In the report, Steve Clarke, director of performance and finance at the Norfolk, Suffolk and Cambridgeshire SHA, said: "National data for June 2005 shows NSC trusts still have some of the highest levels of MRSA nationally.
"For example, Cambridge University Hospital has the second highest in the specialist category of acute hospitals and the fourth highest of all trusts.
"With performance to date this year most trusts are on target to meet their planned annual target of reducing MRSA."
A spokeswoman for the SHA said: "We are working with them and supporting their actions to maximise opportunities to combat the spread of MRSA."
Julie Fenton, paternal grandmother of Luke Day, who died at Ipswich Hospital from septicaemia caused by methicillin-resistant staphylococcus aureus (MRSA) when he was only two days old, said: "I question whether these are true figures. There could be people that have not been tested and have got it.

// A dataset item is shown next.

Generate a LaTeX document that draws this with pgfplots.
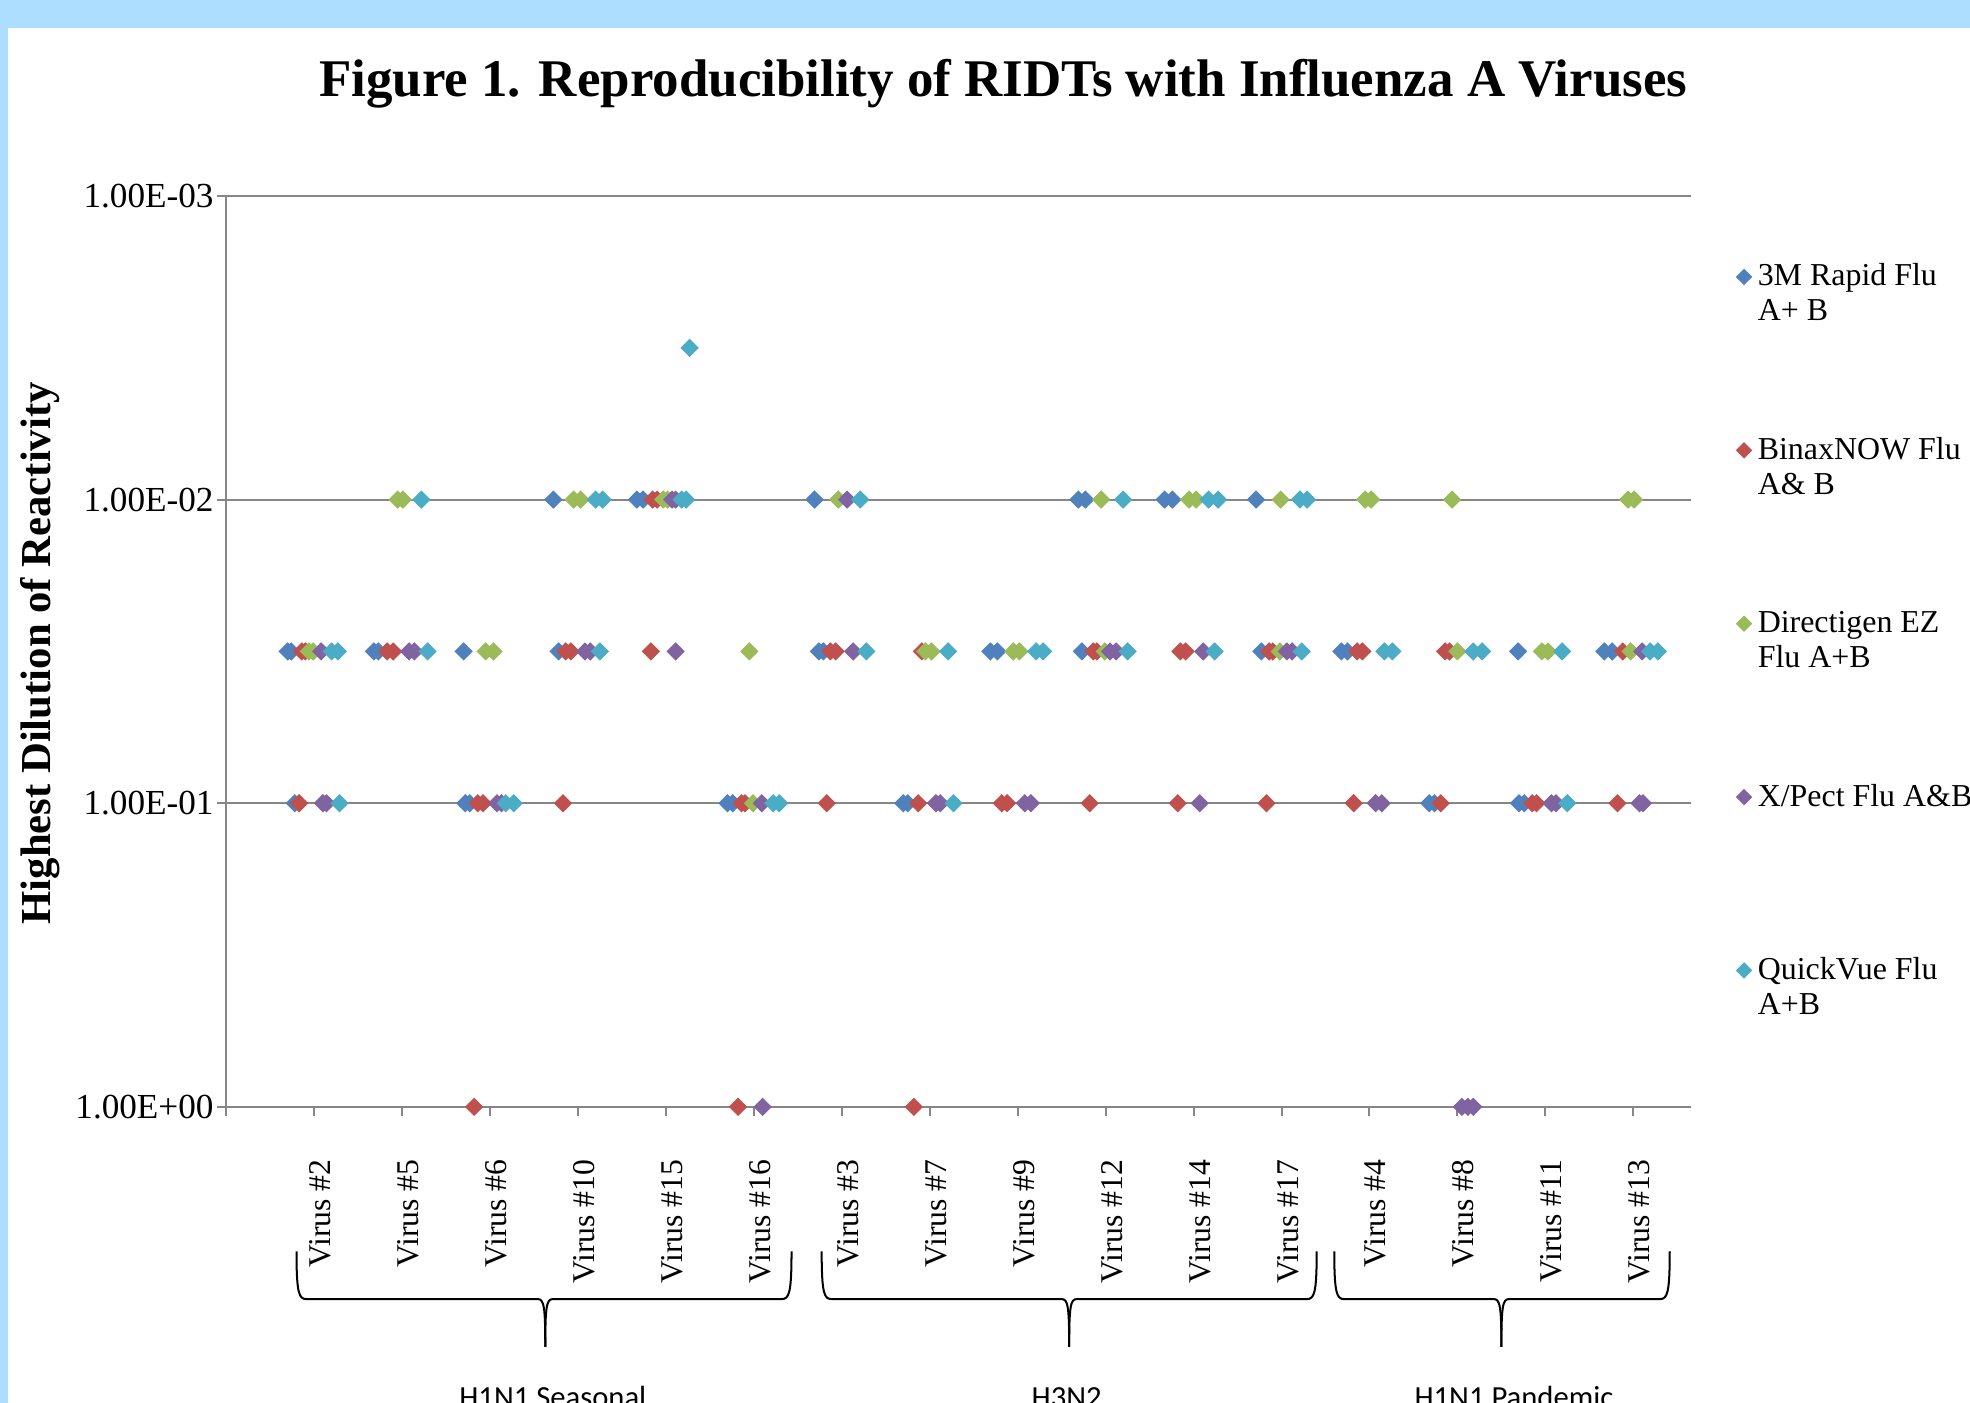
\documentclass[border=0pt]{standalone}
\usepackage{pgfplots}
\pgfplotsset{compat=1.18}
\usepackage{fontspec}
\setmainfont{Liberation Serif}
\newfontfamily\calibri{Carlito}
\definecolor{sBlue}{HTML}{4F81BD}
\definecolor{sRed}{HTML}{C0504D}
\definecolor{sGreen}{HTML}{9BBB59}
\definecolor{sPurple}{HTML}{8064A2}
\definecolor{sCyan}{HTML}{4BACC6}
\definecolor{bgblue}{HTML}{ADDEFF}
\definecolor{gridgray}{HTML}{868686}
\newcommand{\ls}{\rule[-4.3pt]{0pt}{13.8pt}}
\pgfplotsset{
  ser/.style={only marks, mark=square*, mark size=2.37pt,
    mark options={rotate=45, draw=#1, fill=#1}},
}
\begin{document}
\begin{tikzpicture}
\useasboundingbox (-90pt,-117.85pt) rectangle (694pt,440.5pt);
\clip (-90pt,-117.85pt) rectangle (694pt,440.5pt);
\begin{scope}[x=0.5pt,y=-0.5pt,shift={(-90pt,440.5pt)}]
  \fill[bgblue] (0,0) rectangle (1568,1117);
  \fill[white] (6,22) rectangle (1568,1117);
\end{scope}
\begin{axis}[
  at={(0pt,0pt)}, anchor=south west,
  scale only axis, width=583pt, height=362.5pt,
  xmin=0, xmax=16.657,
  ymode=log, ymin=0.001, ymax=1, y dir=reverse,
  ytick={1,0.1,0.01,0.001},
  yticklabels={1.00E+00,1.00E-01,1.00E-02,1.00E-03},
  yminorticks=false,
  xtick={0,...,16},
  xticklabels={,Virus \#2,Virus \#5,Virus \#6,Virus \#10,Virus \#15,Virus \#16,Virus \#3,Virus \#7,Virus \#9,Virus \#12,Virus \#14,Virus \#17,Virus \#4,Virus \#8,Virus \#11,Virus \#13},
  xticklabel style={xshift=2.5pt, rotate=90, anchor=east, font=\fontsize{12.6}{14}\selectfont},
  xticklabel shift=14pt,
  yticklabel style={xshift=2pt, font=\fontsize{14}{16}\selectfont},
  tick align=outside, major tick length=3.5pt,
  ytick pos=left,
  xtick style={draw=none},
  ymajorgrids, grid style={gridgray, line width=0.8pt},
  axis line style={draw=none},
  ytick style={gridgray, line width=0.8pt},
  clip=false,
  legend style={at={(1.0307,0.928)}, anchor=north west, draw=none, fill=none,
    inner sep=0pt, row sep=0pt, font=\fontsize{12.7}{13.8}\selectfont,
    nodes={inner xsep=2.5pt, inner ysep=0pt, text height=9.5pt, text depth=4.3pt}},
  legend cell align=left,
  legend image code/.code={\draw[#1, mark size=2.1pt] plot coordinates {(0pt,1pt)};},
]
\draw[gridgray, line width=0.8pt] (rel axis cs:0,0) -- (rel axis cs:0,1);
\pgfplotsinvokeforeach{0,...,16}{\draw[gridgray, line width=0.8pt] (axis cs:#1,1) -- ++(0pt,-3.5pt);}
\addplot[ser=sBlue] coordinates {
(3.72,0.01)(4.67,0.01)(4.74,0.01)(6.69,0.01)(9.69,0.01)(9.77,0.01)(10.67,0.01)(10.76,0.01)(11.71,0.01)
(0.70,0.0316228)(0.74,0.0316228)(1.68,0.0316228)(1.73,0.0316228)(2.70,0.0316228)(3.78,0.0316228)(6.74,0.0316228)(6.79,0.0316228)(8.69,0.0316228)(8.77,0.0316228)(9.73,0.0316228)(11.77,0.0316228)(12.68,0.0316228)(12.75,0.0316228)(14.69,0.0316228)(15.67,0.0316228)(15.76,0.0316228)
(0.78,0.1)(2.72,0.1)(2.77,0.1)(5.70,0.1)(5.76,0.1)(7.70,0.1)(7.75,0.1)(13.68,0.1)(13.74,0.1)(14.70,0.1)(14.76,0.1)
};
\addlegendentry{\ls 3M Rapid Flu}
\addlegendimage{empty legend}\addlegendentry{\ls A+ B}
\addlegendimage{empty legend}\addlegendentry{\ls}
\addlegendimage{empty legend}\addlegendentry{\ls}
\addlegendimage{empty legend}\addlegendentry{\ls}
\addplot[ser=sRed] coordinates {
(4.85,0.01)(4.90,0.01)
(0.86,0.0316228)(0.90,0.0316228)(1.83,0.0316228)(1.90,0.0316228)(3.86,0.0316228)(3.92,0.0316228)(4.83,0.0316228)(6.87,0.0316228)(6.93,0.0316228)(7.91,0.0316228)(9.86,0.0316228)(9.90,0.0316228)(10.85,0.0316228)(10.91,0.0316228)(11.86,0.0316228)(11.90,0.0316228)(12.86,0.0316228)(12.92,0.0316228)(13.86,0.0316228)(13.91,0.0316228)(15.88,0.0316228)
(0.83,0.1)(2.86,0.1)(2.92,0.1)(3.83,0.1)(5.86,0.1)(5.90,0.1)(6.83,0.1)(7.87,0.1)(8.82,0.1)(8.88,0.1)(9.82,0.1)(10.82,0.1)(11.83,0.1)(12.82,0.1)(13.81,0.1)(14.85,0.1)(14.90,0.1)(15.82,0.1)
(2.82,1)(5.82,1)(7.82,1)
};
\addlegendentry{\ls BinaxNOW Flu}
\addlegendimage{empty legend}\addlegendentry{\ls A\& B}
\addlegendimage{empty legend}\addlegendentry{\ls}
\addlegendimage{empty legend}\addlegendentry{\ls}
\addlegendimage{empty legend}\addlegendentry{\ls}
\addplot[ser=sGreen] coordinates {
(1.95,0.01)(2.01,0.01)(3.95,0.01)(4.03,0.01)(4.97,0.01)(5.02,0.01)(6.96,0.01)(9.95,0.01)(10.95,0.01)(11.03,0.01)(11.99,0.01)(12.95,0.01)(13.02,0.01)(13.94,0.01)(15.94,0.01)(16.01,0.01)
(0.94,0.0316228)(0.99,0.0316228)(2.95,0.0316228)(3.04,0.0316228)(5.95,0.0316228)(7.95,0.0316228)(8.02,0.0316228)(8.95,0.0316228)(9.02,0.0316228)(9.99,0.0316228)(11.98,0.0316228)(14.00,0.0316228)(14.96,0.0316228)(15.03,0.0316228)(15.97,0.0316228)
(5.99,0.1)
};
\addlegendentry{\ls Directigen EZ}
\addlegendimage{empty legend}\addlegendentry{\ls Flu A+B}
\addlegendimage{empty legend}\addlegendentry{\ls}
\addlegendimage{empty legend}\addlegendentry{\ls}
\addlegendimage{empty legend}\addlegendentry{\ls}
\addplot[ser=sPurple] coordinates {
(5.07,0.01)(5.11,0.01)(7.06,0.01)
(1.08,0.0316228)(2.08,0.0316228)(2.14,0.0316228)(4.08,0.0316228)(4.14,0.0316228)(5.11,0.0316228)(7.13,0.0316228)(10.05,0.0316228)(10.12,0.0316228)(11.11,0.0316228)(12.06,0.0316228)(12.12,0.0316228)(16.10,0.0316228)
(1.10,0.1)(1.14,0.1)(3.08,0.1)(3.13,0.1)(6.09,0.1)(8.07,0.1)(8.12,0.1)(9.08,0.1)(9.15,0.1)(11.07,0.1)(13.07,0.1)(13.14,0.1)(15.07,0.1)(15.12,0.1)(16.07,0.1)(16.11,0.1)
(6.10,1)(14.05,1)(14.12,1)(14.18,1)
};
\addlegendentry{\ls X/Pect Flu A\&B}
\addlegendimage{empty legend}\addlegendentry{\ls}
\addlegendimage{empty legend}\addlegendentry{\ls}
\addlegendimage{empty legend}\addlegendentry{\ls}
\addlegendimage{empty legend}\addlegendentry{\ls}
\addplot[ser=sCyan] coordinates {
(2.22,0.01)(4.20,0.01)(4.28,0.01)(5.18,0.01)(5.23,0.01)(7.21,0.01)(10.20,0.01)(11.17,0.01)(11.28,0.01)(12.21,0.01)(12.29,0.01)
(5.27,0.00316228)
(1.20,0.0316228)(1.27,0.0316228)(2.29,0.0316228)(4.25,0.0316228)(7.28,0.0316228)(8.21,0.0316228)(9.21,0.0316228)(9.29,0.0316228)(10.25,0.0316228)(11.24,0.0316228)(12.23,0.0316228)(13.17,0.0316228)(13.26,0.0316228)(14.18,0.0316228)(14.28,0.0316228)(15.19,0.0316228)(16.19,0.0316228)(16.28,0.0316228)
(1.29,0.1)(3.18,0.1)(3.27,0.1)(6.22,0.1)(6.29,0.1)(8.27,0.1)(15.25,0.1)
};
\addlegendentry{\ls QuickVue Flu}
\addlegendimage{empty legend}\addlegendentry{\ls A+B}
\end{axis}
\begin{scope}[x=0.5pt,y=-0.5pt,shift={(-90pt,440.5pt)}]
  \node[font=\bfseries\fontsize{21.07}{25}\selectfont] at (798.5,67) {Figure 1. Reproducibility of RIDTs with Influenza A Viruses};
  \node[rotate=90, font=\bfseries\fontsize{17}{20}\selectfont] at (32,520) {Highest Dilution of Reactivity};
  \foreach \xa/\xb/\xt in {236/630/434, 654/1048/851, 1062/1329/1195} {
    \draw[black, line width=0.8pt] (\xa,996) .. controls (\xa,1030) and (\xa+2,1034) .. (\xa+8,1034) -- (\xt-6,1034) .. controls (\xt-1,1034) and (\xt,1040) .. (\xt,1072);
    \draw[black, line width=0.8pt] (\xt,1072) .. controls (\xt,1040) and (\xt+1,1034) .. (\xt+6,1034) -- (\xb-8,1034) .. controls (\xb-2,1034) and (\xb,1030) .. (\xb,996);
  }
  \node[font=\calibri\fontsize{12.2}{14}\selectfont, anchor=base] at (440,1120) {H1N1 Seasonal};
  \node[font=\calibri\fontsize{12.2}{14}\selectfont, anchor=base] at (849,1120) {H3N2};
  \node[font=\calibri\fontsize{12.2}{14}\selectfont, anchor=base] at (1205,1120) {H1N1 Pandemic};
\end{scope}
\end{tikzpicture}
\end{document}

"I am sceptical about the collation of figures. Hopefully the numbers have come down. I want the hospitals safe for everybody. One case is one too many."
Meanwhile, a spot check of cleanliness at West Suffolk Hospital has led to conditions being assessed as "good".
The unannounced inspection of the Bury St Edmunds hospital was carried out by the government body responsible for issuing the annual performance star ratings.
Two assessment managers from the Healthcare Commission looked at four areas in the hospital and spoke to patients and staff, including cleaners.
The surgical adult ward was awarded 88%, a medical adult ward and outpatient department were each given 91% and the Accident and Emergency department was given a 76% rating. Scores of more than 75% are considered good.
The hospital's chief executive Chris Bown said: "We know that we have an extremely efficient and effective team of cleaners so it was very pleasing that the assessors did not find any serious areas of concern and confirmed that cleanliness at West Suffolk Hospital is good.
"However, we will never become complacent and will always strive for the highest standards of cleanliness across the hospital."
SHA board members will consider the MRSA performance report at a meeting on Friday.